To study the relationships between nurse practice environment, workload, burnout, job outcomes and nurse-reported quality of care in psychiatric hospital staff.

Background

Nurses' practice environments in general hospitals have been extensively investigated. Potential variations across practice settings, for instance in psychiatric hospitals, have been much less studied.

Design

A cross-sectional design with a survey.

Method

A structural equation model previously tested in acute hospitals was evaluated using survey data from a sample of 357 registered nurses, licensed practical nurses, and non-registered caregivers from two psychiatric hospitals in Belgium between December 2010–April 2011. The model included paths between practice environment dimensions and outcome variables, with burnout in a mediating position.

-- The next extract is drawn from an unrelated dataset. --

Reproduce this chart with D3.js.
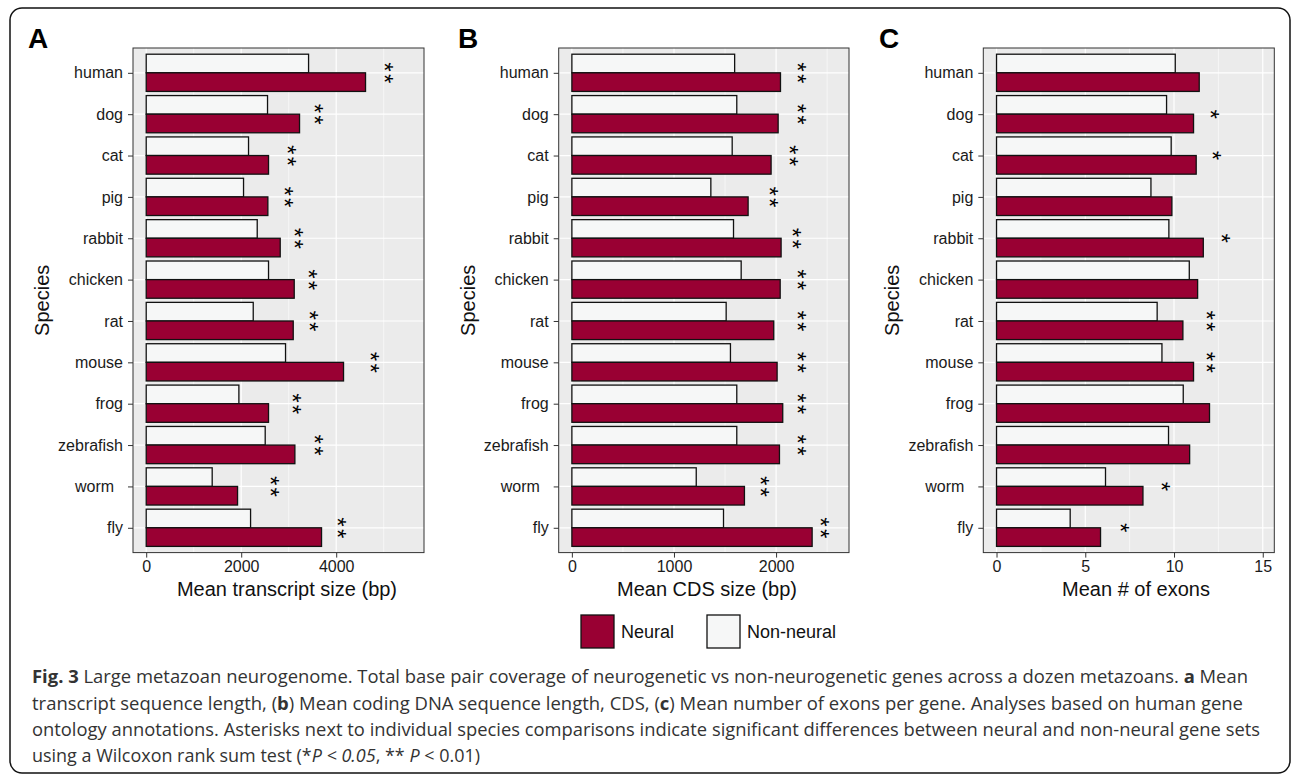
<!DOCTYPE html>
<html>
<head>
<meta charset="utf-8">
<script src="https://cdn.jsdelivr.net/npm/d3@7"></script>
<style>
  body { margin: 0; background: #fff; }
  svg text { font-family: "Liberation Sans", Arial, sans-serif; }
  .caption { font-family: "Open Sans", sans-serif !important; }
</style>
</head>
<body>
<div id="fig"></div>
<script>
// species, top to bottom
const species = ["human", "dog", "cat", "pig", "rabbit", "chicken", "rat", "mouse", "frog", "zebrafish", "worm", "fly"];
const speciesLabels = ["human", "dog", "cat", "pig", "rabbit", "chicken", "rat", "mouse", "frog", "zebrafish", "worm  ", "fly"];

// A: mean transcript size (bp)
const transcriptNeural    = [4617, 3228, 2575, 2561, 2821, 3116, 3095, 4154, 2575, 3130, 1923, 3691];
const transcriptNonNeural = [3418, 2554, 2154, 2049, 2337, 2575, 2253, 2933, 1951, 2505, 1389, 2197];
const transcriptStars     = [2, 2, 2, 2, 2, 2, 2, 2, 2, 2, 2, 2];
const transcriptStarPos   = [5151, 3663, 3101, 3038, 3242, 3543, 3572, 4836, 3207, 3663, 2743, 4141];
const transcriptTicks     = [0, 2000, 4000];

// B: mean CDS size (bp)
const cdsNeural    = [2043, 2020, 1951, 1726, 2049, 2040, 1977, 2010, 2065, 2033, 1690, 2353];
const cdsNonNeural = [1594, 1615, 1570, 1361, 1583, 1658, 1511, 1553, 1615, 1615, 1218, 1485];
const cdsStars     = [2, 2, 2, 2, 2, 2, 2, 2, 2, 2, 2, 2];
const cdsStarPos   = [2271, 2271, 2189, 1994, 2222, 2271, 2271, 2271, 2271, 2271, 1903, 2490];
const cdsTicks     = [0, 1000, 2000];

// C: mean # of exons
const exonNeural    = [11.42, 11.10, 11.25, 9.88, 11.65, 11.33, 10.50, 11.10, 12.0, 10.88, 8.25, 5.86];
const exonNonNeural = [10.07, 9.58, 9.84, 8.70, 9.71, 10.86, 9.05, 9.32, 10.52, 9.69, 6.14, 4.15];
const exonStars     = [0, 1, 1, 0, 1, 0, 2, 2, 0, 0, 1, 1];
const exonStarPos   = [0, 12.40, 12.51, 0, 13.02, 0, 12.17, 12.17, 0, 0, 9.60, 7.29];
const exonTicks     = [0, 5, 10, 15];

const neuralColor = "#990033";
const nonNeuralColor = "#f6f7f7";

const W = 1293, H = 776;
const panelTop = 48, panelBottom = 552.6;

let svg = d3.select("#fig")
    .append("svg")
    .attr("width", W)
    .attr("height", H);

// outer frame
svg.append("rect")
    .attr("x", 10).attr("y", 8)
    .attr("width", 1280).attr("height", 765)
    .attr("rx", 12).attr("ry", 12)
    .attr("fill", "none")
    .attr("stroke", "#111")
    .attr("stroke-width", 1.5);

let y = d3.scalePoint()
    .domain(species)
    .range([panelTop, panelBottom])
    .padding(0.6);

const step = y.step();
const bw = step * 0.45;

function renderPanel(opt) {
    let x = d3.scaleLinear()
        .domain(opt.domain)
        .range([opt.left, opt.right]);

    let g = svg.append("g");

    // panel background
    g.append("rect")
        .attr("x", opt.left).attr("y", panelTop)
        .attr("width", opt.right - opt.left)
        .attr("height", panelBottom - panelTop)
        .attr("fill", "#ebebeb");

    // minor grid
    let minor = opt.ticks.slice(0, -1).map((t, i) => (t + opt.ticks[i + 1]) / 2);
    const last = opt.ticks[opt.ticks.length - 1];
    const stepT = opt.ticks[1] - opt.ticks[0];
    if (x(last + stepT / 2) < opt.right) minor.push(last + stepT / 2);

    g.selectAll(".minor").data(minor).enter()
        .append("line")
        .attr("x1", d => x(d)).attr("x2", d => x(d))
        .attr("y1", panelTop).attr("y2", panelBottom)
        .attr("stroke", "#fff").attr("stroke-width", 0.6);

    g.selectAll(".major").data(opt.ticks).enter()
        .append("line")
        .attr("x1", d => x(d)).attr("x2", d => x(d))
        .attr("y1", panelTop).attr("y2", panelBottom)
        .attr("stroke", "#fff").attr("stroke-width", 1.2);

    g.selectAll(".hgrid").data(species).enter()
        .append("line")
        .attr("x1", opt.left).attr("x2", opt.right)
        .attr("y1", d => y(d)).attr("y2", d => y(d))
        .attr("stroke", "#fff").attr("stroke-width", 1.2);

    // bars
    g.selectAll(".nn").data(species).enter()
        .append("rect")
        .attr("x", x(0))
        .attr("y", d => y(d) - bw)
        .attr("width", (d, i) => x(opt.nonNeural[i]) - x(0))
        .attr("height", bw)
        .attr("fill", nonNeuralColor)
        .attr("stroke", "#111")
        .attr("stroke-width", 1.3);

    g.selectAll(".n").data(species).enter()
        .append("rect")
        .attr("x", x(0))
        .attr("y", d => y(d))
        .attr("width", (d, i) => x(opt.neural[i]) - x(0))
        .attr("height", bw)
        .attr("fill", neuralColor)
        .attr("stroke", "#111")
        .attr("stroke-width", 1.3);

    // significance asterisks
    let stars = [];
    species.forEach((s, i) => {
        const n = opt.stars[i];
        for (let k = 0; k < n; k++) {
            const off = n === 2 ? (k === 0 ? -5.8 : 5.8) : 0;
            stars.push({ x: opt.starPos[i], y: y(s) + off });
        }
    });

    g.selectAll(".star").data(stars).enter()
        .append("text")
        .attr("transform", d => `translate(${x(d.x)},${d.y}) rotate(90)`)
        .attr("text-anchor", "middle")
        .attr("dy", "0.6em")
        .style("font-size", "24px")
        .attr("fill", "#000")
        .text("*");

    // panel border
    g.append("rect")
        .attr("x", opt.left).attr("y", panelTop)
        .attr("width", opt.right - opt.left)
        .attr("height", panelBottom - panelTop)
        .attr("fill", "none")
        .attr("stroke", "#333")
        .attr("stroke-width", 1);

    // axes
    let xAxis = g.append("g")
        .attr("transform", `translate(0,${panelBottom})`)
        .call(d3.axisBottom(x).tickValues(opt.ticks).tickFormat(d3.format("d"))
            .tickSize(5).tickPadding(3));
    xAxis.select(".domain").remove();
    xAxis.selectAll("line").attr("stroke", "#333");
    xAxis.selectAll("text").style("font-size", "16px").attr("fill", "#1a1a1a")
        .style("font-family", "Liberation Sans, Arial, sans-serif");

    let yAxis = g.append("g")
        .attr("transform", `translate(${opt.left},0)`)
        .call(d3.axisLeft(y).tickSize(5).tickPadding(5)
            .tickFormat((d, i) => speciesLabels[i]));
    yAxis.select(".domain").remove();
    yAxis.selectAll("line").attr("stroke", "#333");
    yAxis.selectAll("text").style("font-size", "16px").attr("fill", "#1a1a1a")
        .style("white-space", "pre")
        .style("font-family", "Liberation Sans, Arial, sans-serif");

    // titles
    g.append("text")
        .attr("x", opt.titleX).attr("y", 596)
        .attr("text-anchor", "middle")
        .style("font-size", "20px")
        .attr("fill", "#111")
        .text(opt.title);

    g.append("text")
        .attr("transform", `translate(${opt.left - 91},${(panelTop + panelBottom) / 2}) rotate(-90)`)
        .attr("text-anchor", "middle")
        .attr("dy", "0.35em")
        .style("font-size", "20px")
        .attr("fill", "#111")
        .text("Species");

    g.append("text")
        .attr("x", opt.letterX).attr("y", 48)
        .style("font-size", "28px")
        .style("font-weight", "bold")
        .attr("fill", "#000")
        .text(opt.letter);
}

renderPanel({
    letter: "A", letterX: 28,
    left: 133, right: 424, domain: [-278, 5848],
    neural: transcriptNeural, nonNeural: transcriptNonNeural,
    stars: transcriptStars, starPos: transcriptStarPos,
    ticks: transcriptTicks, title: "Mean transcript size (bp)", titleX: 287
});

renderPanel({
    letter: "B", letterX: 458,
    left: 558.7, right: 849, domain: [-129, 2714],
    neural: cdsNeural, nonNeural: cdsNonNeural,
    stars: cdsStars, starPos: cdsStarPos,
    ticks: cdsTicks, title: "Mean CDS size (bp)", titleX: 707
});

renderPanel({
    letter: "C", letterX: 879,
    left: 983.3, right: 1274.3, domain: [-0.745, 15.65],
    neural: exonNeural, nonNeural: exonNonNeural,
    stars: exonStars, starPos: exonStarPos,
    ticks: exonTicks, title: "Mean # of exons", titleX: 1136
});

// legend
const legendItems = [
    { label: "Neural", color: neuralColor, x: 581 },
    { label: "Non-neural", color: nonNeuralColor, x: 707 }
];
let legend = svg.append("g");
legend.selectAll("rect").data(legendItems).enter()
    .append("rect")
    .attr("x", d => d.x).attr("y", 615)
    .attr("width", 33).attr("height", 33)
    .attr("fill", d => d.color)
    .attr("stroke", "#111")
    .attr("stroke-width", 1.3);
legend.selectAll("text").data(legendItems).enter()
    .append("text")
    .attr("x", d => d.x + 40).attr("y", 632)
    .attr("dy", "0.35em")
    .style("font-size", "18px")
    .attr("fill", "#111")
    .text(d => d.label);

// caption
const captionLines = [
    { y: 683, len: 1216, parts: [["Fig. 3", "b"], [" Large metazoan neurogenome. Total base pair coverage of neurogenetic vs non-neurogenetic genes across a dozen metazoans. ", ""], ["a", "b"], [" Mean", ""]] },
    { y: 710, len: 1211, parts: [["transcript sequence length, (", ""], ["b", "b"], [") Mean coding DNA sequence length, CDS, (", ""], ["c", "b"], [") Mean number of exons per gene. Analyses based on human gene", ""]] },
    { y: 736, len: 1228, parts: [["ontology annotations. Asterisks next to individual species comparisons indicate significant differences between neural and non-neural gene sets", ""]] },
    { y: 762, len: 448, parts: [["using a Wilcoxon rank sum test (*", ""], ["P < 0.05", "i"], [", ** ", ""], ["P", "i"], [" < 0.01)", ""]] }
];

let caption = svg.append("g");
captionLines.forEach(line => {
    let t = caption.append("text")
        .attr("class", "caption")
        .attr("x", 32).attr("y", line.y)
        .attr("textLength", line.len)
        .attr("lengthAdjust", "spacingAndGlyphs")
        .style("font-size", "17.5px")
        .style("white-space", "pre")
        .attr("fill", "#333");
    line.parts.forEach(p => {
        t.append("tspan")
            .style("font-weight", p[1] === "b" ? "bold" : "normal")
            .style("font-style", p[1] === "i" ? "italic" : "normal")
            .text(p[0]);
    });
});
</script>
</body>
</html>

A workload measure was also tested as a potential mediator between the practice environment and outcome variables.

Results

An improved model, slightly modified from the one validated earlier in samples of acute care nurses, was confirmed. This model explained 50% and 38% of the variance in job outcomes and nurse-reported quality of care respectively. In addition, workload was found to play a mediating role in accounting for job outcomes and significantly improved a model that ultimately explained 60% of the variance in these variables.

Conclusion

In psychiatric hospitals as in general hospitals, nurse–physician relationship and other organizational dimensions such as nursing and hospital management were closely associated with perceptions of workload and with burnout and job satisfaction, turnover intentions, and nurse-reported quality of care. Mechanisms linking key variables and differences across settings in these relationships merit attention by managers and researchers.